**Problem requirements:**
Set the listing down again exactly, please, apart from its pictures.

-------- Source data --------

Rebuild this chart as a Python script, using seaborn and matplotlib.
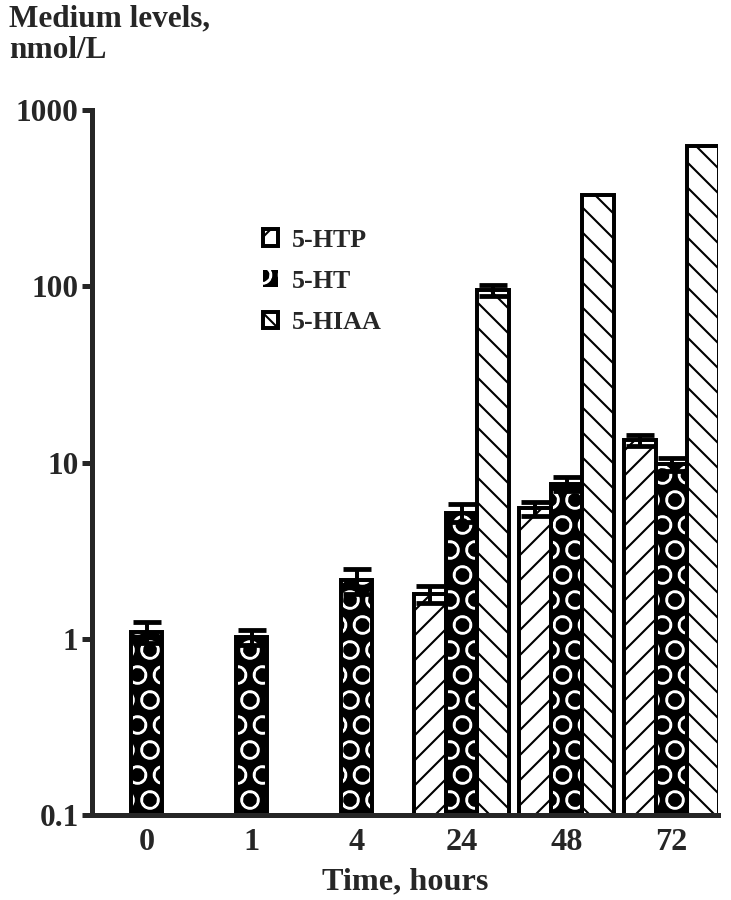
import numpy as np
import pandas as pd
import matplotlib
matplotlib.use("Agg")
import matplotlib.pyplot as plt
from matplotlib.patches import Patch, Rectangle
import seaborn as sns

# data (nmol/L), NaN = not detected
times = ["0", "1", "4", "24", "48", "72"]
compounds = ["5-HTP", "5-HT", "5-HIAA"]
htp = [np.nan, np.nan, np.nan, 1.8, 5.5, 13.4]
ht = [1.1, 1.02, 2.15, 5.2, 7.6, 9.8]
hiaa = [np.nan, np.nan, np.nan, 95.0, 330.0, 620.0]
# error (SEM), 0 = too small to show
htp_err = [np.nan, np.nan, np.nan, 0.2, 0.5, 0.9]
ht_err = [0.15, 0.1, 0.35, 0.6, 0.7, 0.8]
hiaa_err = [np.nan, np.nan, np.nan, 7.0, 0.0, 0.0]

rows = []
for name, vals, errs in [("5-HTP", htp, htp_err), ("5-HT", ht, ht_err), ("5-HIAA", hiaa, hiaa_err)]:
    for t, v, e in zip(times, vals, errs):
        rows.append({"time": t, "compound": name, "value": v, "err": e})
df = pd.DataFrame(rows).dropna(subset=["value"])

# drawn at 150 dpi so the hatch spacing comes out like the original
DPI = 150
sns.set_style("ticks")
plt.rcParams["font.family"] = ["Liberation Serif", "DejaVu Serif"]
plt.rcParams["font.weight"] = "bold"
plt.rcParams["hatch.linewidth"] = 1.0

fig = plt.figure(figsize=(731 / DPI, 900 / DPI), dpi=DPI)
ax = fig.add_axes([0.126, 0.094, 0.856, 0.784])
ax.set_yscale("log")

sns.barplot(data=df, x="time", y="value", hue="compound", order=times,
            hue_order=compounds, errorbar=None, width=0.9, ax=ax,
            palette=["white", "black", "white"], edgecolor="black",
            linewidth=1.9, legend=False)

hatches = {"5-HTP": "//", "5-HT": "O", "5-HIAA": "\\\\"}
for cont, name in zip(ax.containers, compounds):
    sub = df[df.compound == name].set_index("time")
    sub = sub.loc[[t for t in times if t in sub.index]]
    for bar, (t, r) in zip(cont, sub.iterrows()):
        if name == "5-HT":
            bar.set_facecolor("black")
            bar.set_edgecolor("white")
            bar.set_linewidth(0)
            ax.add_patch(Rectangle(bar.get_xy(), bar.get_width(), bar.get_height(),
                                   facecolor="none", edgecolor="black", linewidth=1.9,
                                   zorder=bar.get_zorder() + 0.1))
        bar.set_hatch(hatches[name])
        if r["err"] > 0:
            xc = bar.get_x() + bar.get_width() / 2
            ax.errorbar(xc, r["value"], yerr=r["err"], fmt="none",
                        ecolor="black", elinewidth=1.9, capsize=6.5, capthick=2.3,
                        zorder=5)

ax.set_ylim(0.1, 1000)
ax.set_xlim(-0.52, 5.44)
ax.set_yticks([0.1, 1, 10, 100, 1000])
ax.set_yticklabels(["0.1", "1", "10", "100", "1000"])
ax.yaxis.set_minor_locator(matplotlib.ticker.NullLocator())
sns.despine(ax=ax)
for s in ["left", "bottom"]:
    ax.spines[s].set_linewidth(2.4)
ax.tick_params(axis="y", length=5, width=2.4, labelsize=15, pad=1.5)
ax.tick_params(axis="x", length=0, labelsize=15.5, pad=6)
for lab in ax.get_xticklabels() + ax.get_yticklabels():
    lab.set_fontweight("bold")
ax.set_xlabel("Time, hours", fontsize=15.5, fontweight="bold", labelpad=5)
ax.set_ylabel("")

fig.text(0.012, 0.995, "Medium levels,\nnmol/L", ha="left", va="top",
         fontsize=15, fontweight="bold", linespacing=1.1)

handles = [
    Patch(facecolor="white", edgecolor="black", hatch="//", linewidth=1.9),
    Patch(facecolor="black", edgecolor="white", hatch="O", linewidth=0),
    Patch(facecolor="white", edgecolor="black", hatch="\\\\", linewidth=1.9),
]
leg = ax.legend(handles, compounds, loc="upper left", bbox_to_anchor=(0.252, 0.85),
                frameon=False, fontsize=12.5, handlelength=0.6, handleheight=0.6,
                labelspacing=0.7, handletextpad=0.5, borderpad=0)
for t in leg.get_texts():
    t.set_fontweight("bold")

fig.savefig("out.png", dpi=DPI)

--------

**Reply:**
Rebuild this chart as a Python script, using seaborn and matplotlib.
import numpy as np
import pandas as pd
import matplotlib
matplotlib.use("Agg")
import matplotlib.pyplot as plt
from matplotlib.patches import Patch, Rectangle
import seaborn as sns

# data (nmol/L), NaN = not detected
times = ["0", "1", "4", "24", "48", "72"]
compounds = ["5-HTP", "5-HT", "5-HIAA"]
htp = [np.nan, np.nan, np.nan, 1.8, 5.5, 13.4]
ht = [1.1, 1.02, 2.15, 5.2, 7.6, 9.8]
hiaa = [np.nan, np.nan, np.nan, 95.0, 330.0, 620.0]
# error (SEM), 0 = too small to show
htp_err = [np.nan, np.nan, np.nan, 0.2, 0.5, 0.9]
ht_err = [0.15, 0.1, 0.35, 0.6, 0.7, 0.8]
hiaa_err = [np.nan, np.nan, np.nan, 7.0, 0.0, 0.0]

rows = []
for name, vals, errs in [("5-HTP", htp, htp_err), ("5-HT", ht, ht_err), ("5-HIAA", hiaa, hiaa_err)]:
    for t, v, e in zip(times, vals, errs):
        rows.append({"time": t, "compound": name, "value": v, "err": e})
df = pd.DataFrame(rows).dropna(subset=["value"])

# drawn at 150 dpi so the hatch spacing comes out like the original
DPI = 150
sns.set_style("ticks")
plt.rcParams["font.family"] = ["Liberation Serif", "DejaVu Serif"]
plt.rcParams["font.weight"] = "bold"
plt.rcParams["hatch.linewidth"] = 1.0

fig = plt.figure(figsize=(731 / DPI, 900 / DPI), dpi=DPI)
ax = fig.add_axes([0.126, 0.094, 0.856, 0.784])
ax.set_yscale("log")

sns.barplot(data=df, x="time", y="value", hue="compound", order=times,
            hue_order=compounds, errorbar=None, width=0.9, ax=ax,
            palette=["white", "black", "white"], edgecolor="black",
            linewidth=1.9, legend=False)

hatches = {"5-HTP": "//", "5-HT": "O", "5-HIAA": "\\\\"}
for cont, name in zip(ax.containers, compounds):
    sub = df[df.compound == name].set_index("time")
    sub = sub.loc[[t for t in times if t in sub.index]]
    for bar, (t, r) in zip(cont, sub.iterrows()):
        if name == "5-HT":
            bar.set_facecolor("black")
            bar.set_edgecolor("white")
            bar.set_linewidth(0)
            ax.add_patch(Rectangle(bar.get_xy(), bar.get_width(), bar.get_height(),
                                   facecolor="none", edgecolor="black", linewidth=1.9,
                                   zorder=bar.get_zorder() + 0.1))
        bar.set_hatch(hatches[name])
        if r["err"] > 0:
            xc = bar.get_x() + bar.get_width() / 2
            ax.errorbar(xc, r["value"], yerr=r["err"], fmt="none",
                        ecolor="black", elinewidth=1.9, capsize=6.5, capthick=2.3,
                        zorder=5)

ax.set_ylim(0.1, 1000)
ax.set_xlim(-0.52, 5.44)
ax.set_yticks([0.1, 1, 10, 100, 1000])
ax.set_yticklabels(["0.1", "1", "10", "100", "1000"])
ax.yaxis.set_minor_locator(matplotlib.ticker.NullLocator())
sns.despine(ax=ax)
for s in ["left", "bottom"]:
    ax.spines[s].set_linewidth(2.4)
ax.tick_params(axis="y", length=5, width=2.4, labelsize=15, pad=1.5)
ax.tick_params(axis="x", length=0, labelsize=15.5, pad=6)
for lab in ax.get_xticklabels() + ax.get_yticklabels():
    lab.set_fontweight("bold")
ax.set_xlabel("Time, hours", fontsize=15.5, fontweight="bold", labelpad=5)
ax.set_ylabel("")

fig.text(0.012, 0.995, "Medium levels,\nnmol/L", ha="left", va="top",
         fontsize=15, fontweight="bold", linespacing=1.1)

handles = [
    Patch(facecolor="white", edgecolor="black", hatch="//", linewidth=1.9),
    Patch(facecolor="black", edgecolor="white", hatch="O", linewidth=0),
    Patch(facecolor="white", edgecolor="black", hatch="\\\\", linewidth=1.9),
]
leg = ax.legend(handles, compounds, loc="upper left", bbox_to_anchor=(0.252, 0.85),
                frameon=False, fontsize=12.5, handlelength=0.6, handleheight=0.6,
                labelspacing=0.7, handletextpad=0.5, borderpad=0)
for t in leg.get_texts():
    t.set_fontweight("bold")

fig.savefig("out.png", dpi=DPI)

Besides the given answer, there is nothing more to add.